MATERIAL:
::::::::

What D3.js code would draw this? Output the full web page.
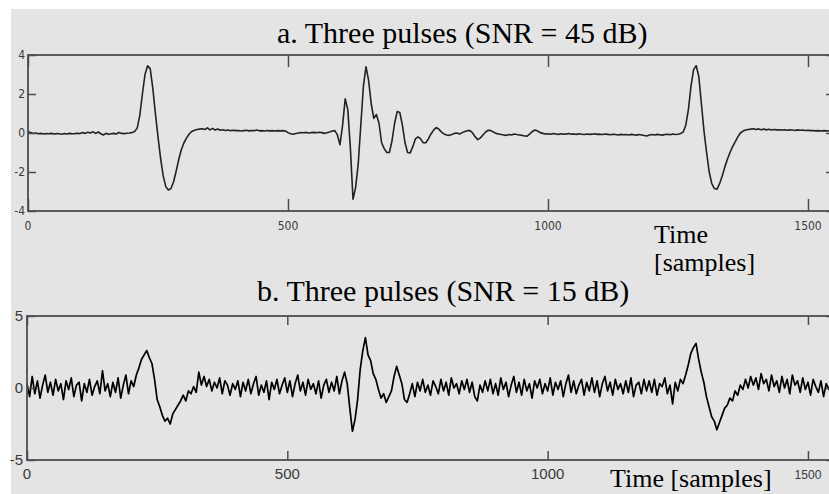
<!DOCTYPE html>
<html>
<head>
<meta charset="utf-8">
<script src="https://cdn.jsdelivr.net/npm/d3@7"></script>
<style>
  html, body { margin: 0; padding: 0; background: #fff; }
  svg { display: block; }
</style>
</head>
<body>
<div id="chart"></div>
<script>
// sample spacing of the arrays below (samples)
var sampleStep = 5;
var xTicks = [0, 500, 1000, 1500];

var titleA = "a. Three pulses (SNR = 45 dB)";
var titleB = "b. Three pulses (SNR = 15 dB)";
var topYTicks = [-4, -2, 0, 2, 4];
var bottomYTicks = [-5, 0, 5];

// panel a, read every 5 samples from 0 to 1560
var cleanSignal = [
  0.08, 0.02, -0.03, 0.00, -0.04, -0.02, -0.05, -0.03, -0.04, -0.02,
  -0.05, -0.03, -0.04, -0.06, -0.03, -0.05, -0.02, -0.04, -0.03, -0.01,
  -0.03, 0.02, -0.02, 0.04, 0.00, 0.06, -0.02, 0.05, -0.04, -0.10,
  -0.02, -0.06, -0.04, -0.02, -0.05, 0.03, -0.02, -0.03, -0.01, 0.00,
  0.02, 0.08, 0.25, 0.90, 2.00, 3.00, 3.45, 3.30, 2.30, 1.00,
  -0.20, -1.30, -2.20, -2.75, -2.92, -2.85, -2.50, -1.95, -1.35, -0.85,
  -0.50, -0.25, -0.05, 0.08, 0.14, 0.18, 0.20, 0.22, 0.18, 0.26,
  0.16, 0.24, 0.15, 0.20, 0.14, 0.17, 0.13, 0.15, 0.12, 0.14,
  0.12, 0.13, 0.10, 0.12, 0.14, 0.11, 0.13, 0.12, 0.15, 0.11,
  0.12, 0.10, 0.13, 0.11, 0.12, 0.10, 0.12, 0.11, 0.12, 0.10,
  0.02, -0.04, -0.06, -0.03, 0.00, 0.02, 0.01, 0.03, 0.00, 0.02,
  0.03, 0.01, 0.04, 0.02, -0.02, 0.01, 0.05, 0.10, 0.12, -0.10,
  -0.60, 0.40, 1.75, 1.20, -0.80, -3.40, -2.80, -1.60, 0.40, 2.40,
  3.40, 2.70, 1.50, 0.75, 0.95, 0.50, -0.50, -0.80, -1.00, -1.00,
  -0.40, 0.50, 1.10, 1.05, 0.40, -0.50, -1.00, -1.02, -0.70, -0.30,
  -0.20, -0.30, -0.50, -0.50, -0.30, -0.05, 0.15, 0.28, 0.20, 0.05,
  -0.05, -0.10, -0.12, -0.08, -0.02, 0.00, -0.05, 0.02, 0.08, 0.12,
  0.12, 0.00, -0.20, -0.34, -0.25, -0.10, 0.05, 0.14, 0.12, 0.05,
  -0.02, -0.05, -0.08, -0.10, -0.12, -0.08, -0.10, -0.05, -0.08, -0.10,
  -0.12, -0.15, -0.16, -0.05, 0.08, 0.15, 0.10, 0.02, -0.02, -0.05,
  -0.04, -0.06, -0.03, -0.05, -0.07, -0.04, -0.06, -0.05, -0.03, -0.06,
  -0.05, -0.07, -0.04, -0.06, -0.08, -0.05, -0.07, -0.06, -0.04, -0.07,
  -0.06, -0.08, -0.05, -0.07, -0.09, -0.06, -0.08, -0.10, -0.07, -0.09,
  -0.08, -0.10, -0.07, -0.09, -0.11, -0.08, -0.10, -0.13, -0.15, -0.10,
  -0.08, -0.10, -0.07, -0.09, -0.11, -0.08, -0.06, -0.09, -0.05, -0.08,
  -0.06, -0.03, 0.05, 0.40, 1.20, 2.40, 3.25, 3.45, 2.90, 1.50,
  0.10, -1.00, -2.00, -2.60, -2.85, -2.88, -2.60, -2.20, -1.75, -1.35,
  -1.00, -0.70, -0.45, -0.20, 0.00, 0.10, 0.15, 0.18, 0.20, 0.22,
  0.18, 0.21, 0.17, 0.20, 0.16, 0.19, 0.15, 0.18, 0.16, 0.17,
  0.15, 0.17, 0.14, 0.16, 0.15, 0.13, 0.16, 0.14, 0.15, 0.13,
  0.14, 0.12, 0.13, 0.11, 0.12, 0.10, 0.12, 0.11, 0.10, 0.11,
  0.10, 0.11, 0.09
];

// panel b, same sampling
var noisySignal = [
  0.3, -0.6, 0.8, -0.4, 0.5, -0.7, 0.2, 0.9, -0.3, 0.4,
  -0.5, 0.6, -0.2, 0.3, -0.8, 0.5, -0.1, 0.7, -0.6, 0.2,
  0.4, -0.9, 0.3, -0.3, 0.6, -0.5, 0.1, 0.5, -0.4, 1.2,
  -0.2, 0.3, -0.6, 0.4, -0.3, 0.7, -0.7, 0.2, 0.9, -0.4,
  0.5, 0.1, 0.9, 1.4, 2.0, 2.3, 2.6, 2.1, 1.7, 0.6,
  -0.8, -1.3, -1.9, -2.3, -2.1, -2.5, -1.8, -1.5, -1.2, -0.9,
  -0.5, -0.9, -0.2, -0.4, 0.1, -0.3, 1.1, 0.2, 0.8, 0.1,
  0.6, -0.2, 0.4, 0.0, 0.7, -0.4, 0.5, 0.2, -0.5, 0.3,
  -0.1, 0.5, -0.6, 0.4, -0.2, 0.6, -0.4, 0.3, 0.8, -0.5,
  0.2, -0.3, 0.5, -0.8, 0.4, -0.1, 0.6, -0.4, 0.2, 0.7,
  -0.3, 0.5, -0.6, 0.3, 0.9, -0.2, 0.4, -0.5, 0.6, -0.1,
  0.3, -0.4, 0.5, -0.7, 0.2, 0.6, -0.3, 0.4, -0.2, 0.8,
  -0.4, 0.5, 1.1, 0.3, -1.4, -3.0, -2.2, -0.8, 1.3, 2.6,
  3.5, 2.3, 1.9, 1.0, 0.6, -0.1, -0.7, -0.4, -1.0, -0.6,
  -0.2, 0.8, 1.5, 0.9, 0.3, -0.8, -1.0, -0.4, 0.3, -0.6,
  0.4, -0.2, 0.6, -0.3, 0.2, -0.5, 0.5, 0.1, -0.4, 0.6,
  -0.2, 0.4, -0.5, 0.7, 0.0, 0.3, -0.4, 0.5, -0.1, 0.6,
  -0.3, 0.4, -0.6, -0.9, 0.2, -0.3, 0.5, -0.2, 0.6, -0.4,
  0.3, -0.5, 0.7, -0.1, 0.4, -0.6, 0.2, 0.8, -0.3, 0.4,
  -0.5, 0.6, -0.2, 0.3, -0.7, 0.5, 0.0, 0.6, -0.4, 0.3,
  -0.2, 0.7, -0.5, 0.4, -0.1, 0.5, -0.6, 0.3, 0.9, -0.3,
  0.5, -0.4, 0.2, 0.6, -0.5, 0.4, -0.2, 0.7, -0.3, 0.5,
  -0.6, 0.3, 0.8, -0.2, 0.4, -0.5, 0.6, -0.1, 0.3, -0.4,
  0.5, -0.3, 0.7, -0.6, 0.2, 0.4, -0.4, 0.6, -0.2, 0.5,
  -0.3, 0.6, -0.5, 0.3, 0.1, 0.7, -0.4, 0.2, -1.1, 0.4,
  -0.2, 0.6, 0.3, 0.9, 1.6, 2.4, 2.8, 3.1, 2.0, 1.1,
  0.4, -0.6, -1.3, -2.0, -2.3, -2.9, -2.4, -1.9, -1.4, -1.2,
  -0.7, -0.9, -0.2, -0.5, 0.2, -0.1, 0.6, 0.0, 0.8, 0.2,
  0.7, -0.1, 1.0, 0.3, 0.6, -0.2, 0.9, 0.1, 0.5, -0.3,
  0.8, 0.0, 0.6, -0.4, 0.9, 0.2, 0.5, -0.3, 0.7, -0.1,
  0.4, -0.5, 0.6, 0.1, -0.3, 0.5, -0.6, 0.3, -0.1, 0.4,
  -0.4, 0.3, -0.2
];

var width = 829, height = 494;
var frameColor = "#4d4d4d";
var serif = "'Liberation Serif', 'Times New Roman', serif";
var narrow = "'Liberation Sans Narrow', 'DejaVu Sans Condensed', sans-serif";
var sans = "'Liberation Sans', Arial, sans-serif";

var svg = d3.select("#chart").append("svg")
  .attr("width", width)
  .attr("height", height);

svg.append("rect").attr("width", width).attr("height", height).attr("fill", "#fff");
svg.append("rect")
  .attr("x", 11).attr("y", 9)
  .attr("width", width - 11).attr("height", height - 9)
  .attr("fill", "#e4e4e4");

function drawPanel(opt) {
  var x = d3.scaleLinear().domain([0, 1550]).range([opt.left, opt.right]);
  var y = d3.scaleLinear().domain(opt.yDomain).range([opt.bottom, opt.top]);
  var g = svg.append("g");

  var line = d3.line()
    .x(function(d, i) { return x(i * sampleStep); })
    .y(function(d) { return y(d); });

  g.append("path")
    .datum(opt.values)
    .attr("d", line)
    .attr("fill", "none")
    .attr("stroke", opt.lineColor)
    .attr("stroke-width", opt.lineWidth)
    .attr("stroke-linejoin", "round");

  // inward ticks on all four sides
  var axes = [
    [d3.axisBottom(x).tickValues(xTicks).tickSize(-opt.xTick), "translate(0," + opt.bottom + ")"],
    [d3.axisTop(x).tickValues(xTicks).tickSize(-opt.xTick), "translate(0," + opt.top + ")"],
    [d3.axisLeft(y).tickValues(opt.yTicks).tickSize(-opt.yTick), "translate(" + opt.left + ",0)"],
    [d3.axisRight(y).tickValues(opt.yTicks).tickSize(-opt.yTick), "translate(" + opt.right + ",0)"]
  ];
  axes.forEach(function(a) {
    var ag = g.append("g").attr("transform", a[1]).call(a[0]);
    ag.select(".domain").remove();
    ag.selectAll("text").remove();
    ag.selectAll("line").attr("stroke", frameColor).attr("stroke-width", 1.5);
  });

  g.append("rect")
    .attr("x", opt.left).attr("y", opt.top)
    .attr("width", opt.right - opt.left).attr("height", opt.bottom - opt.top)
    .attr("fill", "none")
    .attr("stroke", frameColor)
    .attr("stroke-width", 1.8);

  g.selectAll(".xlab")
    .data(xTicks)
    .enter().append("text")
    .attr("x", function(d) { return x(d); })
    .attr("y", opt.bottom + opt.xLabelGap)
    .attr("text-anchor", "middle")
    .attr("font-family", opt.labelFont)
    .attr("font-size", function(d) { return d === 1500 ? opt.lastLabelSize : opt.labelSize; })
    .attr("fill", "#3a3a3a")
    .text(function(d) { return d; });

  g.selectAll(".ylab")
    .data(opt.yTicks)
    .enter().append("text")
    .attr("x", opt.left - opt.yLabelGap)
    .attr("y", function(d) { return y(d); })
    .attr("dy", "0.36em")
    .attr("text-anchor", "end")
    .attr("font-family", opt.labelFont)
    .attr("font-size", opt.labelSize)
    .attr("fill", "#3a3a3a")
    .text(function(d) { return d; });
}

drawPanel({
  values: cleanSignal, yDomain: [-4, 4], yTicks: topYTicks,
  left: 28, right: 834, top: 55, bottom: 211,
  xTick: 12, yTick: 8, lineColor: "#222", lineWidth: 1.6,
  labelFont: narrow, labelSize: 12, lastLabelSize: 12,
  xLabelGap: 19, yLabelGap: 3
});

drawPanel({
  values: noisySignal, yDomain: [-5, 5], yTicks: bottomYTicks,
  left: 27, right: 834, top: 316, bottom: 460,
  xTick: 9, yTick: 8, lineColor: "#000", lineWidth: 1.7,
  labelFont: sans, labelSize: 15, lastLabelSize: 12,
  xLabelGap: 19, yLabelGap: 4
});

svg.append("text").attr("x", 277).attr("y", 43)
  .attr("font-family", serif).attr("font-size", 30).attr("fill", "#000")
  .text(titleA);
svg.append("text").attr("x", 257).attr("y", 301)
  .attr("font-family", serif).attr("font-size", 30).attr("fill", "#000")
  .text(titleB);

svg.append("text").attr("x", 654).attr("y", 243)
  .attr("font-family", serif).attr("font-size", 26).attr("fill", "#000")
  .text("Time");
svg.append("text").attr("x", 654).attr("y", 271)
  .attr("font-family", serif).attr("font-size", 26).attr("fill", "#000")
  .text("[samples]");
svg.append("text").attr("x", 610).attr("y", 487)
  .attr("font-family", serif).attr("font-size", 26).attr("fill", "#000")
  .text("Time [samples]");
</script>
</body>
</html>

::::::::

WHAT IS EXPECTED: Write out the lines from the start of the material to the line with "var bottomYTicks = [-5, 0, 5];", inclusive and exactly. Skip the pictures.

TASK ANSWER:
What D3.js code would draw this? Output the full web page.
<!DOCTYPE html>
<html>
<head>
<meta charset="utf-8">
<script src="https://cdn.jsdelivr.net/npm/d3@7"></script>
<style>
  html, body { margin: 0; padding: 0; background: #fff; }
  svg { display: block; }
</style>
</head>
<body>
<div id="chart"></div>
<script>
// sample spacing of the arrays below (samples)
var sampleStep = 5;
var xTicks = [0, 500, 1000, 1500];

var titleA = "a. Three pulses (SNR = 45 dB)";
var titleB = "b. Three pulses (SNR = 15 dB)";
var topYTicks = [-4, -2, 0, 2, 4];
var bottomYTicks = [-5, 0, 5];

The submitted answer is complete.